Less to this than meets the eye

FRANCE'S president, Jacques Chirac, took power in 2002 on a pledge to cut income taxes by a third; so far, he's trimmed them by just 10%. So a move by Dominique de Villepin, his prime minister, to simplify France's tax bands and chop the top rate from 48% to 40% sounds impressive. The reality may be less so.

The decision to lower the top tax band was part of a broader overhaul announced last week by Thierry Breton, the finance minister. This will slash the number of income tax bands from six to four, with the lowest rate of 5.5% kicking in on income of €5,515 ($6,700), and a top rate of 40% on earnings of €65,559 or more. By capping the top rate at 40%, the change will make France level with Britain and milder than Germany. While these cuts will not be included in next week's 2006 budget, they will apply on earnings in 2006, taxable in 2007, a presidential election year. “This reform,” says Jean-Francois Cope, the budget minister, “will profoundly shake up the French fiscal landscape.”

Certainly, the tax plans are an improvement. For one thing, they clarify the structure. Not only will the tax bands be compressed, but a long list of over 400 tax-deductible expenses is also to be trimmed, with a per-household cap on the total paid. For another, the chief beneficiaries should be low-to-middle earners. More than 70% of the tax reductions, says the government, will go to households with income between €10,000 and €40,000. This reflects Mr de Villepin's plan to “make work pay” and discourage spongers.

Yet the plan fails in its other goals: to woo more investors and discourage tax exiles. For sure, cutting the top rate has symbolic value in a country where as recently as 2000, it was 54%. Yet, under France's arcane system, there is a tax exemption for 20% of earnings, so the effective top rate was never as high as the “48%” figure implies.
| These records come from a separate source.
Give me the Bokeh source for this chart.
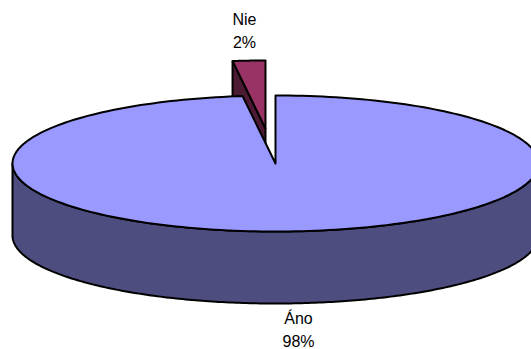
import numpy as np
from bokeh.core.properties import value
from bokeh.embed import file_html
from bokeh.models import Range1d
from bokeh.plotting import figure
from bokeh.resources import INLINE

# Survey answers and their shares of the whole, in percent
categories = ["Áno", "Nie"]
shares = [98, 2]

# Pie projection, in page pixels
CX, CY = 275.0, 163.0
RX, RY = 263.0, 68.0
DEPTH = 72.0
EXPLODE_X, EXPLODE_Y = -10.0, -35.0
EDGE = 2.0

AZURE_TOP, AZURE_SIDE = "#9999FF", "#4D4D80"
PLUM_TOP, PLUM_SIDE = "#993366", "#4D1A33"


def rim(start_deg, stop_deg, dx=0.0, dy=0.0, n=240):
    """Points along the rim; angles run clockwise from twelve o'clock."""
    t = np.radians(np.linspace(start_deg, stop_deg, n))
    return CX + dx + RX * np.sin(t), CY + dy - RY * np.cos(t)


p = figure(
    width=531, height=349, output_backend="svg", toolbar_location=None,
    x_range=Range1d(0, 531), y_range=Range1d(349, 0),
    min_border=0, outline_line_color=None,
)
p.axis.visible = False
p.grid.visible = False

sweep_main = 360 * shares[0] / sum(shares)

# Exploded small slice: its cut wall first, then its top face
wx, wy = rim(sweep_main, 360, EXPLODE_X, EXPLODE_Y)
ax, ay = CX + EXPLODE_X, CY + EXPLODE_Y
p.patch([wx[0], ax, ax, wx[0]],
        [wy[0], ay, ay + DEPTH, wy[0] + DEPTH],
        fill_color=PLUM_SIDE, line_color="black", line_width=EDGE)
p.patch(np.r_[ax, wx], np.r_[ay, wy],
        fill_color=PLUM_TOP, line_color="black", line_width=EDGE, line_join="round")

# Front wall of the large slice
sx, sy = rim(90, 270)
p.patch(np.r_[sx, sx[::-1]], np.r_[sy, sy[::-1] + DEPTH],
        fill_color=AZURE_SIDE, line_color="black", line_width=EDGE, line_join="round")

# Top face of the large slice
tx, ty = rim(0, sweep_main)
p.patch(np.r_[CX, tx], np.r_[CY, ty],
        fill_color=AZURE_TOP, line_color="black", line_width=EDGE, line_join="round")

# Two-line data labels, placed by the centre of each label's first line
labels = {"Nie": (244, 19), "Áno": (298, 317.5)}
for cat, share in zip(categories, shares):
    lx, ly = labels[cat]
    for text, yy in ((cat, ly), (f"{share}%", ly + 23)):
        p.text([lx], [yy], text=[text], text_align="center", text_baseline="middle",
               text_font=value("Liberation Sans"), text_font_size="16px", text_color="black")

open("out.html", "w").write(file_html(p, INLINE))
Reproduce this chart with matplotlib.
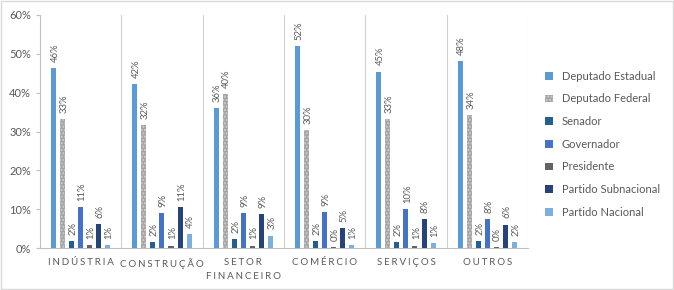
import matplotlib
matplotlib.use("Agg")
import matplotlib.pyplot as plt
from matplotlib.patches import Rectangle
from matplotlib.ticker import PercentFormatter
import numpy as np

plt.rcParams['font.family'] = ['Lato', 'DejaVu Sans']

setores = ['INDÚSTRIA', 'CONSTRUÇÃO', 'SETOR\nFINANCEIRO', 'COMÉRCIO', 'SERVIÇOS', 'OUTROS']
cargos = ['Deputado Estadual', 'Deputado Federal', 'Senador', 'Governador',
          'Presidente', 'Partido Subnacional', 'Partido Nacional']

# valores (%)
dep_estadual = [46.4, 42.2, 36.1, 52.0, 45.4, 48.1]
dep_federal = [33.2, 31.7, 39.7, 30.4, 33.2, 34.2]
senador = [1.8, 1.5, 2.3, 1.8, 1.5, 1.8]
governador = [10.6, 9.0, 9.0, 9.3, 10.0, 7.5]
presidente = [0.8, 0.6, 0.6, 0.3, 0.6, 0.3]
part_subnac = [6.2, 10.6, 8.8, 5.2, 7.5, 6.0]
part_nac = [0.8, 3.6, 3.2, 0.8, 1.3, 1.5]

series = [dep_estadual, dep_federal, senador, governador, presidente, part_subnac, part_nac]
cores = ['#5B9BD5', '#A5A5A5', '#255E91', '#4472C4', '#636363', '#264478', '#7CAFDD']

fig = plt.figure(figsize=(6.74, 2.90), dpi=100)
ax = fig.add_axes([0.0593, 0.1448, 0.7240, 0.8035])

x = np.arange(len(setores))
slot = 9 / 81
largura = 5 / 81
for j, (vals, cor) in enumerate(zip(series, cores)):
    pos = x + (j - 3) * slot
    if j == 1:
        ax.bar(pos, vals, largura, color=cor, hatch='.....', edgecolor='#CFCFCF',
               linewidth=0, label=cargos[j], zorder=3)
    else:
        ax.bar(pos, vals, largura, color=cor, linewidth=0, label=cargos[j], zorder=3)
    for p, v in zip(pos, vals):
        ax.annotate('%d%%' % round(v), (p, v), xytext=(1, 4.5), textcoords='offset points',
                    rotation=90, ha='center', va='bottom', fontsize=6.8, color='#595959')

ax.set_xlim(-0.5, 5.5)
ax.set_ylim(0, 60)
ax.yaxis.set_major_formatter(PercentFormatter(decimals=0))
ax.set_yticks(range(0, 61, 10))
ax.tick_params(axis='y', labelsize=8, labelcolor='#595959', color='#BFBFBF', length=3, width=0.8)

rotulos = ['\u2009\u200a'.join(list(s)).replace('\u2009\u200a\n\u2009\u200a', '\n') for s in setores]
ax.set_xticks(x)
ax.set_xticklabels(rotulos, fontsize=7, color='#595959', linespacing=1.75)
ax.tick_params(axis='x', length=0, pad=7)

# linhas separadoras entre setores
for b in np.arange(0.5, 5.6, 1):
    ax.axvline(b, color='#D0D0D0', linewidth=0.8, zorder=1)

for s in ['top', 'right']:
    ax.spines[s].set_visible(False)
ax.spines['left'].set_color('#BFBFBF')
ax.spines['bottom'].set_color('#BFBFBF')
ax.spines['left'].set_linewidth(0.8)
ax.spines['bottom'].set_linewidth(0.8)

ax.legend(loc='center left', bbox_to_anchor=(1.015, 0.445), frameon=False,
          fontsize=8, labelcolor='#595959', handlelength=0.7, handleheight=0.7,
          labelspacing=1.05, handletextpad=0.8)

fig.patches.append(Rectangle((0.002, 0.004), 0.996, 0.992, transform=fig.transFigure,
                             fill=False, edgecolor='#D9D9D9', linewidth=1))

fig.savefig('out.png', dpi=100)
This exemption will now end, so the net change may be marginal. “The aim is for nobody to be worse off,” says one official. “At worst, the effect for top earners should be neutral.”

Given the fiendish complexity of the French tax system, any effort to make it user-friendly should be welcome. But two problems remain. The first is that this reform touches only income tax, not the other host of contributions that choke the tax-payer. According to a study by theCercle d'Outre-Manche, a French business association in Britain, the average French pay-slip lists more than 40 deductions, compared with just two (tax and national insurance) in Britain. The government says it wants nobody's overall tax bill to exceed 60% of household income; but there is no plan to deal with this fragmentation, or to touch France's anomalous wealth tax.

The other question is the financing of the new tax cuts, which will cost €3.5 billion. Mr Breton says that they will be covered by the €4.5 billion of savings that he will secure by freezing the 2007 budget in volume terms. But public finances are already strained. This week Mr Breton admitted that the government's budget deficit for 2006 would be “in the order of 3%”, compared with a previous forecast of 2.7%. This year, the deficit will be kept to 3% only thanks to a windfall payment from EDF, the state energy company.

In short, amid all the talk of fiscal reform there is a big missing element: spending cuts, above all on the heavy state bureaucracy. For years, the government has vowed to take advantage of demographic change by replacing only one in two retiring civil servants. Yet this has never quite happened. The number replaced in 2004 and 2005? Roughly nine in ten.